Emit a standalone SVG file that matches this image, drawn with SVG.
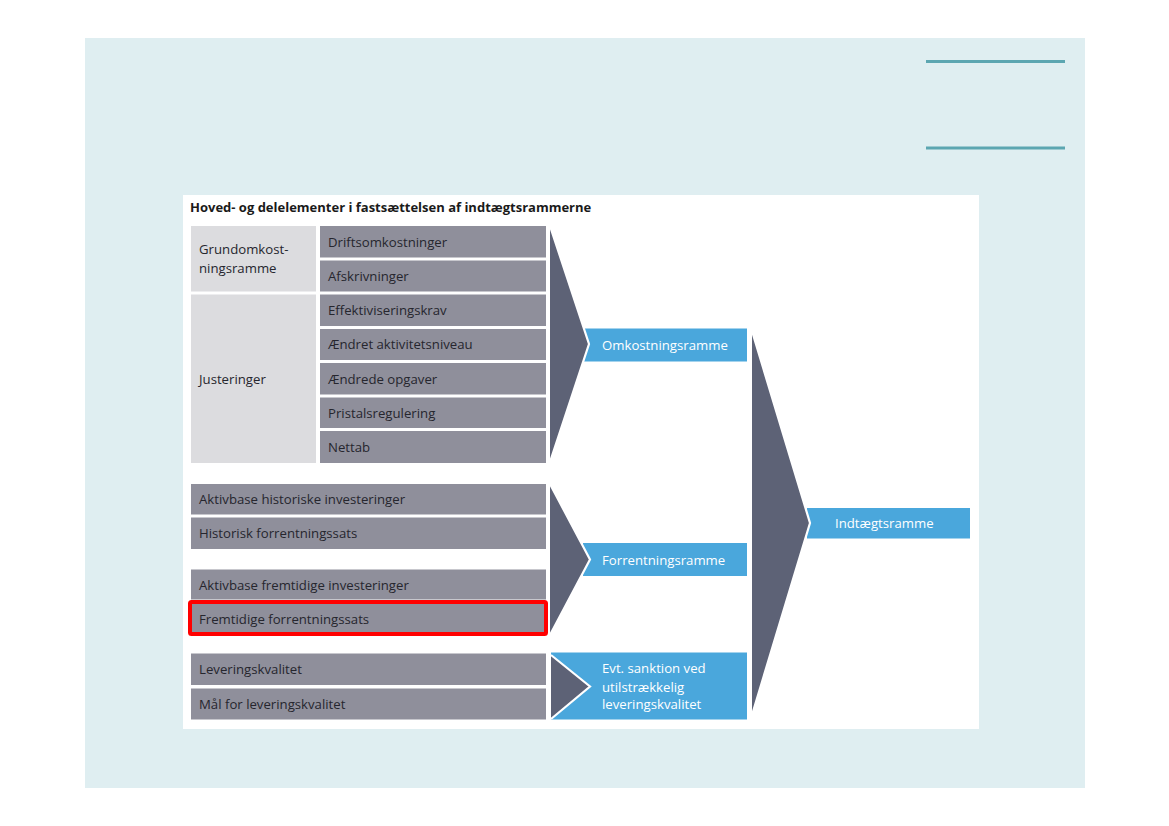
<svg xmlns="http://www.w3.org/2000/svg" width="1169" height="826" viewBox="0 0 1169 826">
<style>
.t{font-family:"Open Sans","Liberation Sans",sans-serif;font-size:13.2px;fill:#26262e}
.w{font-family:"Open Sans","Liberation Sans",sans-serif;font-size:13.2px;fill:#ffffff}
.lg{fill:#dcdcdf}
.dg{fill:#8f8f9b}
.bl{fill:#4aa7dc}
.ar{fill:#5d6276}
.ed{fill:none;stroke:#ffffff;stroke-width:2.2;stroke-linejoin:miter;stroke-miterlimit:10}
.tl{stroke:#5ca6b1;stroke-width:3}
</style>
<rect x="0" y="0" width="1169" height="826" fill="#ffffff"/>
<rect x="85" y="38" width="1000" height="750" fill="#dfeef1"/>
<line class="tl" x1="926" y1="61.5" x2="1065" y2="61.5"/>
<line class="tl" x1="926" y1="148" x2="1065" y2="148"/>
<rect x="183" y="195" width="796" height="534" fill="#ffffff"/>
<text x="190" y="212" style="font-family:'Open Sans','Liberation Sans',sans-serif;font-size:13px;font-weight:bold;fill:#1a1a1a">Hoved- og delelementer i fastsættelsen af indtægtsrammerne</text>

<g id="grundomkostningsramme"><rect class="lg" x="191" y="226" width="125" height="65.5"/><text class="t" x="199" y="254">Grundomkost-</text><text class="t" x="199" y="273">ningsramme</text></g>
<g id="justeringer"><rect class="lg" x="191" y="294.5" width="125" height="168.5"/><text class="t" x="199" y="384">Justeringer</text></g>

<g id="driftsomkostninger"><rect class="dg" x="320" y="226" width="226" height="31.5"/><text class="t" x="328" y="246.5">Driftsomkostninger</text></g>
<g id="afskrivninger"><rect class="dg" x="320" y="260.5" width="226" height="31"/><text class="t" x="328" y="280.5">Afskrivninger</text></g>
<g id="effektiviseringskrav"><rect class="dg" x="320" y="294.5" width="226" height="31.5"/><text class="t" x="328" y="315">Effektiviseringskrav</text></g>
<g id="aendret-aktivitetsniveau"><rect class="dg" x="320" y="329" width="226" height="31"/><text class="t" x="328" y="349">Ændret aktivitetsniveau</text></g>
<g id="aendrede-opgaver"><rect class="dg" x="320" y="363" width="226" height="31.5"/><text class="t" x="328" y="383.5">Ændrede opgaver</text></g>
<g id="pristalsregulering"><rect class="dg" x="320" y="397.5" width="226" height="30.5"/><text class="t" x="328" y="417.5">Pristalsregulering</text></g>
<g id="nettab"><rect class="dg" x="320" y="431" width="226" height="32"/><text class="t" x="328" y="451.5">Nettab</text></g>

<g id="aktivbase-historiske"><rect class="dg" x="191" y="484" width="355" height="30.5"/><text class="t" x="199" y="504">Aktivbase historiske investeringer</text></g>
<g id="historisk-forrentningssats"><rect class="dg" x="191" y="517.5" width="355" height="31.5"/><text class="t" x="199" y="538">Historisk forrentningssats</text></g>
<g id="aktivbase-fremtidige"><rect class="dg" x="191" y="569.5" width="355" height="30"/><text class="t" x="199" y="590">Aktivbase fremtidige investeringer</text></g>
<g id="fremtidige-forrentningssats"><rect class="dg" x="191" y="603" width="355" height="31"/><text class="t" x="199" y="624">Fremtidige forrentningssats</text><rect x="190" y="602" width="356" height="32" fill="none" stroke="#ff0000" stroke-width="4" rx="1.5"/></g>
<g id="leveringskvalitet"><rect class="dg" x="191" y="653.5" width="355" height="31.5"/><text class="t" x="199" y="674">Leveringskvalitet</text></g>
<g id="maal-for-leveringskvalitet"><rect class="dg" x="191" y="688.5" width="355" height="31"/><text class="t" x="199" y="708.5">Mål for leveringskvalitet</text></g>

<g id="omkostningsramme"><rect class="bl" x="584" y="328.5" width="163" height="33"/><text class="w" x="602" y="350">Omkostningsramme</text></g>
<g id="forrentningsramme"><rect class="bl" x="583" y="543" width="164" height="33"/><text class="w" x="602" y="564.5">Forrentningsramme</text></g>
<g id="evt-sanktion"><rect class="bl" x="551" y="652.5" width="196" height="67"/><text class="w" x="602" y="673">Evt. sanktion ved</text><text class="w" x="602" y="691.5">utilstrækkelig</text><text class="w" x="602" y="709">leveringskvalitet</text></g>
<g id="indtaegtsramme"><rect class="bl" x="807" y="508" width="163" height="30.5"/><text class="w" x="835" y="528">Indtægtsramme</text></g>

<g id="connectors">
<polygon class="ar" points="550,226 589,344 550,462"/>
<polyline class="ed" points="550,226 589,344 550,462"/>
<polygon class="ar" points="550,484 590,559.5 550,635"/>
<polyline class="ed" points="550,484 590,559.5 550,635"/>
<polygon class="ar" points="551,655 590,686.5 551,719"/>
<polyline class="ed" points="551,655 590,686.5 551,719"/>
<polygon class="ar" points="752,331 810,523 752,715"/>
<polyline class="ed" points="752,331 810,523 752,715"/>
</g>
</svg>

#### Problem description:
Give every line back word for word and leave the pictures out.

#### Written reply:
Emit a standalone SVG file that matches this image, drawn with SVG.
<svg xmlns="http://www.w3.org/2000/svg" width="1169" height="826" viewBox="0 0 1169 826">
<style>
.t{font-family:"Open Sans","Liberation Sans",sans-serif;font-size:13.2px;fill:#26262e}
.w{font-family:"Open Sans","Liberation Sans",sans-serif;font-size:13.2px;fill:#ffffff}
.lg{fill:#dcdcdf}
.dg{fill:#8f8f9b}
.bl{fill:#4aa7dc}
.ar{fill:#5d6276}
.ed{fill:none;stroke:#ffffff;stroke-width:2.2;stroke-linejoin:miter;stroke-miterlimit:10}
.tl{stroke:#5ca6b1;stroke-width:3}
</style>
<rect x="0" y="0" width="1169" height="826" fill="#ffffff"/>
<rect x="85" y="38" width="1000" height="750" fill="#dfeef1"/>
<line class="tl" x1="926" y1="61.5" x2="1065" y2="61.5"/>
<line class="tl" x1="926" y1="148" x2="1065" y2="148"/>
<rect x="183" y="195" width="796" height="534" fill="#ffffff"/>
<text x="190" y="212" style="font-family:'Open Sans','Liberation Sans',sans-serif;font-size:13px;font-weight:bold;fill:#1a1a1a">Hoved- og delelementer i fastsættelsen af indtægtsrammerne</text>

<g id="grundomkostningsramme"><rect class="lg" x="191" y="226" width="125" height="65.5"/><text class="t" x="199" y="254">Grundomkost-</text><text class="t" x="199" y="273">ningsramme</text></g>
<g id="justeringer"><rect class="lg" x="191" y="294.5" width="125" height="168.5"/><text class="t" x="199" y="384">Justeringer</text></g>

<g id="driftsomkostninger"><rect class="dg" x="320" y="226" width="226" height="31.5"/><text class="t" x="328" y="246.5">Driftsomkostninger</text></g>
<g id="afskrivninger"><rect class="dg" x="320" y="260.5" width="226" height="31"/><text class="t" x="328" y="280.5">Afskrivninger</text></g>
<g id="effektiviseringskrav"><rect class="dg" x="320" y="294.5" width="226" height="31.5"/><text class="t" x="328" y="315">Effektiviseringskrav</text></g>
<g id="aendret-aktivitetsniveau"><rect class="dg" x="320" y="329" width="226" height="31"/><text class="t" x="328" y="349">Ændret aktivitetsniveau</text></g>
<g id="aendrede-opgaver"><rect class="dg" x="320" y="363" width="226" height="31.5"/><text class="t" x="328" y="383.5">Ændrede opgaver</text></g>
<g id="pristalsregulering"><rect class="dg" x="320" y="397.5" width="226" height="30.5"/><text class="t" x="328" y="417.5">Pristalsregulering</text></g>
<g id="nettab"><rect class="dg" x="320" y="431" width="226" height="32"/><text class="t" x="328" y="451.5">Nettab</text></g>

<g id="aktivbase-historiske"><rect class="dg" x="191" y="484" width="355" height="30.5"/><text class="t" x="199" y="504">Aktivbase historiske investeringer</text></g>
<g id="historisk-forrentningssats"><rect class="dg" x="191" y="517.5" width="355" height="31.5"/><text class="t" x="199" y="538">Historisk forrentningssats</text></g>
<g id="aktivbase-fremtidige"><rect class="dg" x="191" y="569.5" width="355" height="30"/><text class="t" x="199" y="590">Aktivbase fremtidige investeringer</text></g>
<g id="fremtidige-forrentningssats"><rect class="dg" x="191" y="603" width="355" height="31"/><text class="t" x="199" y="624">Fremtidige forrentningssats</text><rect x="190" y="602" width="356" height="32" fill="none" stroke="#ff0000" stroke-width="4" rx="1.5"/></g>
<g id="leveringskvalitet"><rect class="dg" x="191" y="653.5" width="355" height="31.5"/><text class="t" x="199" y="674">Leveringskvalitet</text></g>
<g id="maal-for-leveringskvalitet"><rect class="dg" x="191" y="688.5" width="355" height="31"/><text class="t" x="199" y="708.5">Mål for leveringskvalitet</text></g>

<g id="omkostningsramme"><rect class="bl" x="584" y="328.5" width="163" height="33"/><text class="w" x="602" y="350">Omkostningsramme</text></g>
<g id="forrentningsramme"><rect class="bl" x="583" y="543" width="164" height="33"/><text class="w" x="602" y="564.5">Forrentningsramme</text></g>
<g id="evt-sanktion"><rect class="bl" x="551" y="652.5" width="196" height="67"/><text class="w" x="602" y="673">Evt. sanktion ved</text><text class="w" x="602" y="691.5">utilstrækkelig</text><text class="w" x="602" y="709">leveringskvalitet</text></g>
<g id="indtaegtsramme"><rect class="bl" x="807" y="508" width="163" height="30.5"/><text class="w" x="835" y="528">Indtægtsramme</text></g>

<g id="connectors">
<polygon class="ar" points="550,226 589,344 550,462"/>
<polyline class="ed" points="550,226 589,344 550,462"/>
<polygon class="ar" points="550,484 590,559.5 550,635"/>
<polyline class="ed" points="550,484 590,559.5 550,635"/>
<polygon class="ar" points="551,655 590,686.5 551,719"/>
<polyline class="ed" points="551,655 590,686.5 551,719"/>
<polygon class="ar" points="752,331 810,523 752,715"/>
<polyline class="ed" points="752,331 810,523 752,715"/>
</g>
</svg>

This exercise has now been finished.